Too many adherents follow without thought and believe what they were never talked into that they cannot be talked out of via thinking and reason.

Too many adherents follow without thought and believe what they were never talked into that they cannot be talked out of via thinking and reason.

An excellent point. I do think application of reason can guide one away from irrational or purely emotionally-based beliefs. But that of course requires one to start to embrace and value reason.

There are many seeming contradictions in play, as you point out. It’s for that reason that I think of being on the Left as a position of “unstable equilibrium”: any small displacement away seems to produce continued acceleration away, rather than a restoring force.
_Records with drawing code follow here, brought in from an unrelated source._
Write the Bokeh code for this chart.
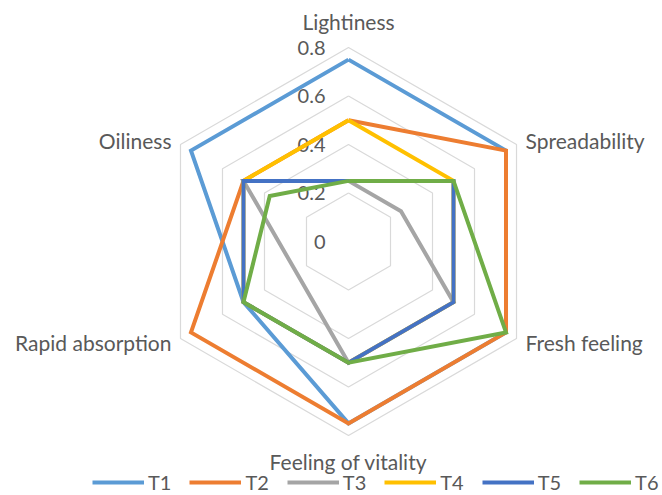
import numpy as np
from bokeh.plotting import figure
from bokeh.models import Range1d, Legend, LegendItem
from bokeh.embed import file_html
from bokeh.resources import INLINE
from bokeh.core.properties import value

# ---- data ----
categories = ["Lightiness", "Spreadability", "Fresh feeling",
              "Feeling of vitality", "Rapid absorption", "Oiliness"]
series_names = ["T1", "T2", "T3", "T4", "T5", "T6"]
t1 = [0.75, 0.75, 0.75, 0.75, 0.50, 0.75]
t2 = [0.50, 0.75, 0.75, 0.75, 0.75, 0.50]
t3 = [0.25, 0.25, 0.50, 0.50, 0.25, 0.50]
t4 = [0.50, 0.50, 0.50, 0.50, 0.50, 0.50]
t5 = [0.25, 0.50, 0.50, 0.50, 0.50, 0.50]
t6 = [0.25, 0.50, 0.75, 0.50, 0.50, 0.375]
tick_values = [0, 0.2, 0.4, 0.6, 0.8]
tick_labels = ["0", "0.2", "0.4", "0.6", "0.8"]
colors = ["#5B9BD5", "#ED7D31", "#A5A5A5", "#FFC000", "#4472C4", "#70AD47"]

# ---- layout ----
W, H = 662, 495
S = 242.5            # pixels per data unit
CX, CY = 348, 241    # centre in picture pixels
FONT = "Lato"
TXT = "#595959"

p = figure(width=W, height=H, output_backend="svg", toolbar_location=None,
           x_axis_type=None, y_axis_type=None, min_border=0,
           x_range=Range1d(-CX / S, (W - CX) / S),
           y_range=Range1d(-(H - CY) / S, CY / S))
p.outline_line_color = None
p.grid.visible = False
p.background_fill_color = "white"
p.border_fill_color = "white"

n = len(categories)
theta = np.pi / 2 - np.arange(n) * 2 * np.pi / n
rmax = max(tick_values)

# grid rings
for r in tick_values[1:]:
    xs = list(r * np.cos(theta)) + [r * np.cos(theta[0])]
    ys = list(r * np.sin(theta)) + [r * np.sin(theta[0])]
    p.line(xs, ys, line_color="#D9D9D9", line_width=1.2)

# tick labels
p.text(x=[-23 / S] * len(tick_values), y=tick_values, text=tick_labels,
       text_font=value(FONT), text_font_size="20px", text_color=TXT,
       text_align="right", text_baseline="middle")

# category labels
for k, cat in enumerate(categories):
    cx, cy = rmax * np.cos(theta[k]), rmax * np.sin(theta[k])
    if abs(cx) < 1e-9:
        align = "center"
        ly = cy + np.sign(cy) * 26 / S
        lx = cx
    else:
        align = "left" if cx > 0 else "right"
        lx = cx + np.sign(cx) * 9 / S
        ly = cy + np.sign(cy) * 4 / S
    p.text(x=[lx], y=[ly], text=[cat], text_font=value(FONT),
           text_font_size="21px", text_color=TXT, text_align=align,
           text_baseline="middle")

# series
items = []
for name, vals, col in zip(series_names, [t1, t2, t3, t4, t5, t6], colors):
    v = np.array(vals)
    xs = list(v * np.cos(theta)) + [v[0] * np.cos(theta[0])]
    ys = list(v * np.sin(theta)) + [v[0] * np.sin(theta[0])]
    r = p.line(xs, ys, line_color=col, line_width=4, line_join="miter")
    items.append(LegendItem(label=name, renderers=[r]))

legend = Legend(items=items, orientation="horizontal", location=(92, 1),
                border_line_color=None, background_fill_alpha=0,
                padding=0, margin=0, spacing=18, label_standoff=4,
                glyph_width=52, glyph_height=20, label_height=20,
                label_text_font=FONT, label_text_font_size="20px",
                label_text_color=TXT)
p.add_layout(legend)

open("out.html", "w").write(file_html(p, INLINE))
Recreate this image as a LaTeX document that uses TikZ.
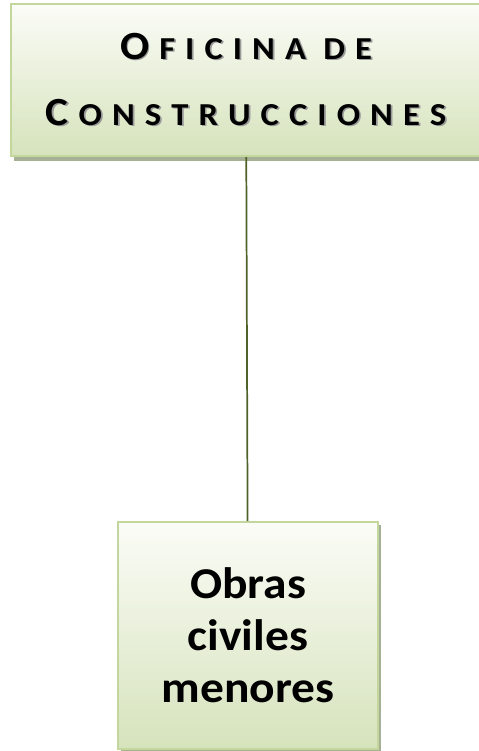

Maybe it’s our job to help seed those first small displacements in discussion and debate, as Martin described doing.

I’m working on slowly trying to turn a friend from an NPC cliche into a free thinker. I forget the conversation the other day but at one point we touched on freedom of speech and “hate speech” which he was prevaricating about. I think I hit an actual brain cell though when I asked him “well, do you believe in freedom of thought?” which he immediately agreed with. “So, do you not see that if you don’t have the freedom to write and say what’s in your head then you don’t really have freedom of thought.” As usual, as soon as the argument was won he went off on some unrelated tangent to change the subject, but for a moment there I got the feeling I had gotten through to him.

That hasty change of subject seems a likely sign that you both hit a nerve and planted a seed, Martin. The general belief on the Left is that some ideas should not be allowed to be expressed because they are hurtful, but it seems only a matter of time before a person encounters a subject on which he thinks differently than the herd, realizes he’d better keep quiet for fear of being attacked and ostracized, and starts to think about how wrongly precarious his position is in the shackles of such orthodoxy. General values like freedom of speech and action seem like good avenues to pursue. I hope your friend will start to come around and see the light, bit by bit.

When it becomes “hurtful” to them, it’s harmful to the one because we all know “they eat their own”.